Southwest Power Pool Quietly Expands Westward, Creating One of the Largest Grid Footprints in the Country

Newly expanded Southwest Power Pool now reaches from the Great Plains into the heart of the Mountain West.
Newly expanded Southwest Power Pool now reaches from the Great Plains into the heart of the Mountain West.

By EVWorld.com Si Editorial Team

The Southwest Power Pool has completed one of the most significant grid expansions in its 83-year history, extending its operations into the Western Interconnection and adding utilities from Colorado, Wyoming, Utah, Arizona, and multiple Western Area Power Administration regions. The move has drawn little local coverage despite its implications for reliability, transmission planning, and wholesale power costs across the central United States.

SPP now operates across both major U.S. grids

Headquartered in Little Rock, SPP now spans both the Eastern and Western Interconnections, a divide that has historically limited power sharing between the two halves of the country.

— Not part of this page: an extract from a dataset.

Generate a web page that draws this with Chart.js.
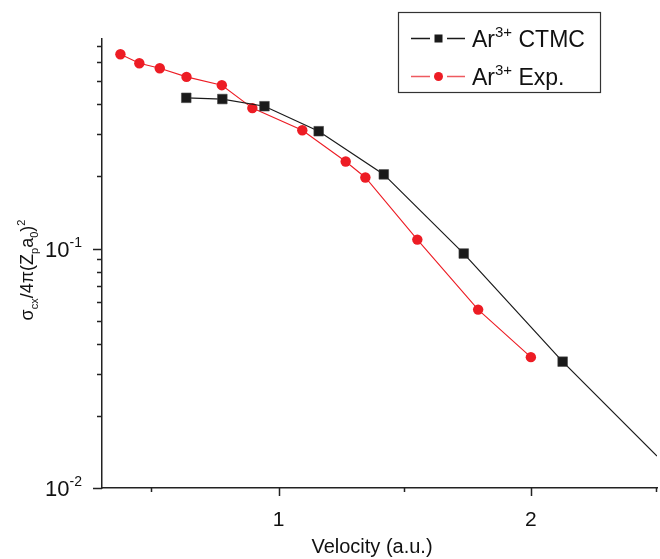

The expansion brings several Western utilities into SPP’s market and reliability services, including Tri-State Generation & Transmission, Basin Electric, Colorado Springs Utilities, Platte River Power Authority, Deseret Power, and WAPA regions.

Studies pointed to lower costs and better access to renewables

The shift follows years of study by state regulators and utilities in the Mountain West, many of whom concluded that joining an organized market could reduce costs and improve access to renewable energy. Colorado’s Public Utilities Commission estimated that membership in an RTO such as SPP could save consumers billions of dollars through 2040.

New transmission and Western markets are part of the build-out

SPP has approved billions of dollars in new transmission projects, including a high-voltage backbone intended to move power more efficiently across long distances. The expansion also strengthens SPP’s Markets+ program, a day-ahead and real-time market designed for Western utilities that are not yet full RTO members, where participation continues to grow.

SPP scales up operations to match a larger footprint

To support its expanded territory, SPP is investing heavily in new facilities and workforce in Little Rock. The organization says the larger footprint will improve reliability by increasing geographic and resource diversity, while giving member utilities more options during extreme weather and peak demand.

What it means for the Plains and Mountain West

For Nebraska and the broader Plains region, the expansion means greater access to imports during stress events, more opportunities to export wind energy, and a larger pool of generation to draw from. While regulators and utilities have closely followed the process, the expansion has received almost no local media attention, even as it reshapes how power flows across the center of the country.